Tuesday, January 26, 2016

Norman


Into an old farmhouse next to a barn and surrounded by fields, when the weather cools in the fall, there is a mass migration of mice.  This marks the start of “mouse season” in my home.  To date I have a body count of 30.  I have even written a series of epitaphs whimsically documenting their demise.

Earlier this week, you can imagine my surprise when, after waking up and groggily shuffling into my kitchen, there was a mouse on the center of my pedestal table.  What to do?  The only capture possibility nearby was a Tupperware lettuce saver. But, using something used for food to get a mouse?  Geez, I’d be washing in steaming water for half an hour.  I approached the creature with malice in my eyes. Maybe I could scare him off; but, NO, as I drew near, he spoke! . . .

“We have issues that need to be addressed,” this rodent said aloud.

“You can talk?” I intoned, incredulously.

“You don’t know the half of it, it’s just that we have so little to talk to you about usually- but, like I say, we need to have some dialogue now.   By way of introduction, to show you I am not some run-of-the-mill, riff-raff mouse, I go by ‘Norman,’ and I am of the venerable Field clan.”

“Well,” said I, somewhat recovering from a talking mouse, “I can’t say as though I’m glad to meet you, but I’m Jerry, and what’s on your mind?”

“You know we chose your house as our winter abode. We migrate here for warmth and shelter and food until spring season, when we return to our pastures. We have no intention of becoming permanent residents like those church mice . No, we take pride in providing for ourselves,” Norman explained with mousey demeanor.

He went on, “We come in good faith and mean no harm. We make special effort to stay out of your way and, indeed, even out of sight.  We take little in our residence but space you do not use anyway, and food you would not eat. . .“

“Truth is sometimes a subjective term,” I interjected here, surprised to find myself reasoning with a mouse, and a somewhat uppity one at that.  “As I see it, you come uninvited into my personal space, and the belief that you eat only what I would not, you know as lie. Remember that banana cake I left on the counter one night under Saran Wrap, only to find it in the morning with the whole crust gnawed off?  Oh yeah, I didn’t eat it, but I intended to. . . if your ‘chompers’ would have left well enough alone.  And ungrateful as your tribe is, you then left your little chocolate sprinkle ‘turdettes’ everywhere. Ugh!”

“No need to get huffy, here” my indignant accuser squeaked in his fieldly accented voice. ( so uncultured. )

“I’m not huffy, I’m just telling you, you are unwanted in my spaces.”

Norman went on, “O.K. , but we are here, and while I have not the intellect of deduction, I discern you are somehow involved in the demise of my extended family.
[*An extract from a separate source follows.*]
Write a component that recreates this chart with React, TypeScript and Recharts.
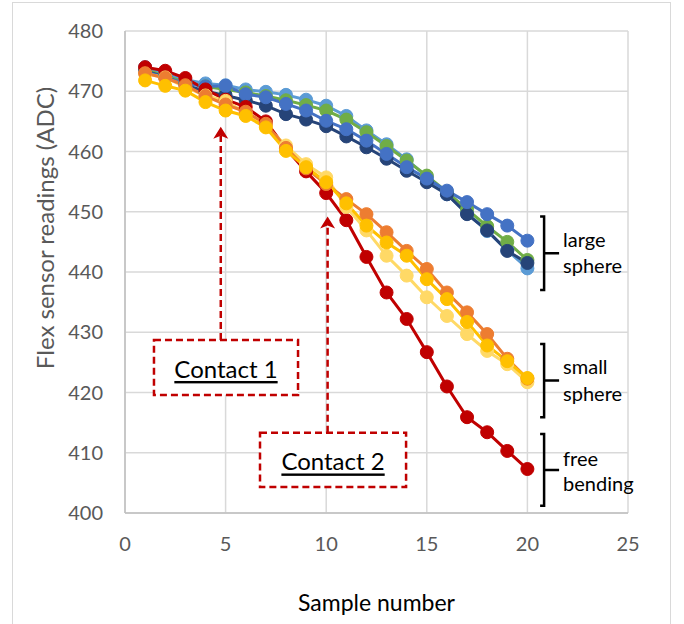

We note there are some delicious morsels on the premises that, when approached however cautiously, seem to end up being complicit in a horrible accident with a mortal end. This happens often”

“It’s called a ‘mouse trap,’ and that’s the purpose. Attraction and death.”

“How cruel,” Norman cried, “however can you sink to this level of behavior?”

“I can understand your suffering and not having any other place for shelter,” I indulged, “but we just cannot co-exist. It’s nature,” I speak, with half-hearted conviction.

“No, No, No,” a fervent Norman implores, “Mine were here long before yours and we never did you harm. Never.  Why we cannot get along is why I have chosen to plead. There must be accord somehow. “

“Norman, ( I have now sunk to addressing a mouse by name )  I feel your plight. I DO. But you know cats?  Cats eat mice.  They do. That’s been life as long as we both have known. Well, think of me as a big cat. Natural foes. Those “turdettes” are unreconcileable for me. And who knows where those little pink hands have been crawling around on.  GERMS!  Oh, My God! No, Norman, it isn’t to be.”

Head down but with resolve, Norman chokes, “ I am a mouse.  Always will be. This is what we do. Have you no compassion?  No place for some adjustment? No live and let live? “

“I will try, Norman, I will. But no guarantees.  I am grateful for our little talk. Thank you for your side of this. “

With this, Norman skittered off the table leaving three turdettes as a hostess gift before he disappeared into the crawl space under the sink.

 I reset the traps. The next morning I found another ‘catch’ in the jaws of my machine . Only this time it wasn’t ‘another,’ it was Norman, his head delicately poised under the bar, just short of the peanut butter dollop he was so looking forward to.

I felt genuinely sad, I tell you, I really did.

But a mouse is a mouse and those ‘turdettes’ are just unconscionable, bastard that I am.